To a certain extent Nationalism, Religious Fundamentalism and Romantic Individualism are understandable reactions against the optimistic post-war dictatorial myth of universal objective rationalism propagated by the traditional electronic media. Few people are able to accept the destruction of their traditional cultural values without getting disorientated -just as no artist can resist the seductive arms of individualism and irrationalism for long, even though they can not survive the isolation and mindlessness to which these eventualy degenerate. Contrary to the traditional scientific ontology of mutualy exclusive opposites, artists have always based their aesthetic systems on subtile equilibria of opositions, none of which would be acceptable in the pure state.

The ability to generate and evaluate new ontologies is essential to the future, it always has been and it always will be. Global survival is also dependant on translation and interaction between co-existing ontologies.

7. Fashion and Function

In my youth it was fashionable to be pessemistic about the international political and ecological situation. Since the boom in silicon oil, it has become fashionable to become boundlesly optimistic (at least if your rich).
In fact we have no time for such futile games. There is much work to be done and possibly little time. It is not yet certain if the global electronic nervous-system increases international stability or instability.

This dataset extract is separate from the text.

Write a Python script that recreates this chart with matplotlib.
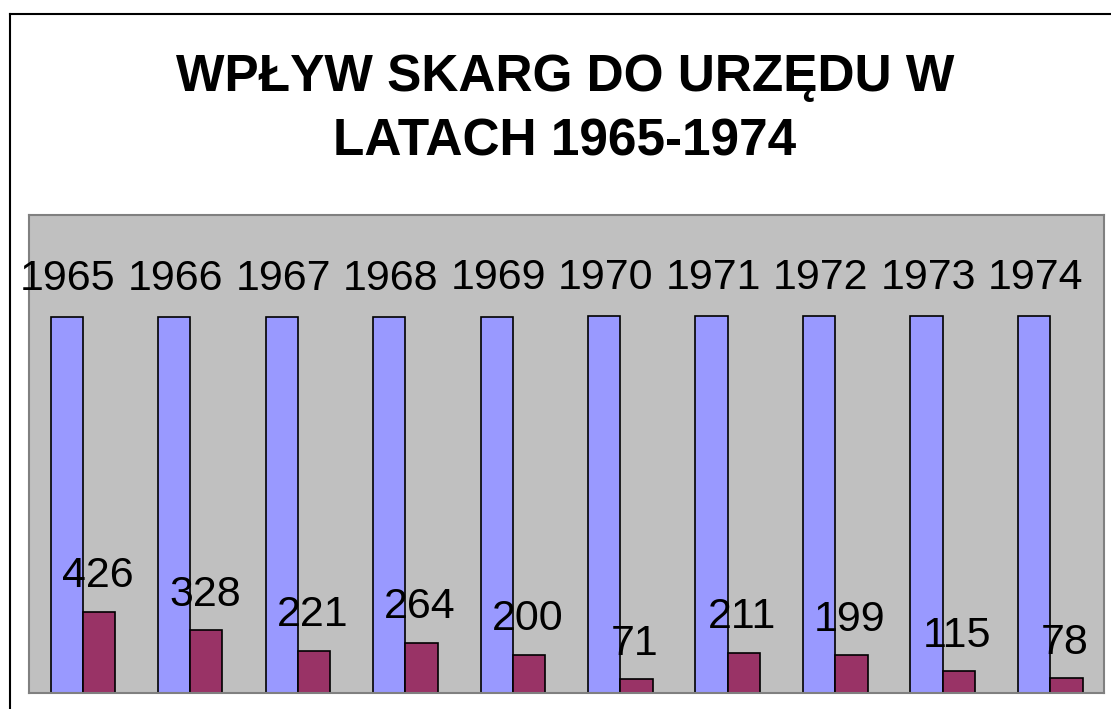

Nevertheless, we should not panic for we have many advantages:

Modern science has abandoned the concept of universal objective truth and is concerned with translation processes within a nexus of pragmatic descriptions. The concept of user interfacing suggests the possibility of inter-cultural communication without loss of cultural identity. We may be able to remember that commercial exploitation can be a succesful means of propagating esoteric concepts (in a democratic way in an eglatarian economy) and that esoteric conceptual cross-fertilization is an essential pre-condition for commercial activity in a dematerialized society. We have an artistic tradition of sythezising ontologies and we have a conceptual machine capable of simulating almost any ontology we may or may not desire.

We do have to learn to view our activities and the world around us in terms of patterns of linguistic processes, to think in terms of interacting rules instead of isolated objects, to objectively evaluate our ontologies and to realise that the basis for our post-industrial wealth is in fact a modern filosophers stone. True not everything touched by the computer changes immediatly to gold, but the computer does dematerialize material -and once dematerialized, the material becomes free to take on any form the artist, the filosopher, the politician, the businessman or the general wishes.
The new possibilities demand new resposibilities, the result will be a disaster if we develop one without the other. The future is entirely dependant on the credability and creativity of our artists and filosophers. The equipment is available, we must learn how to use it.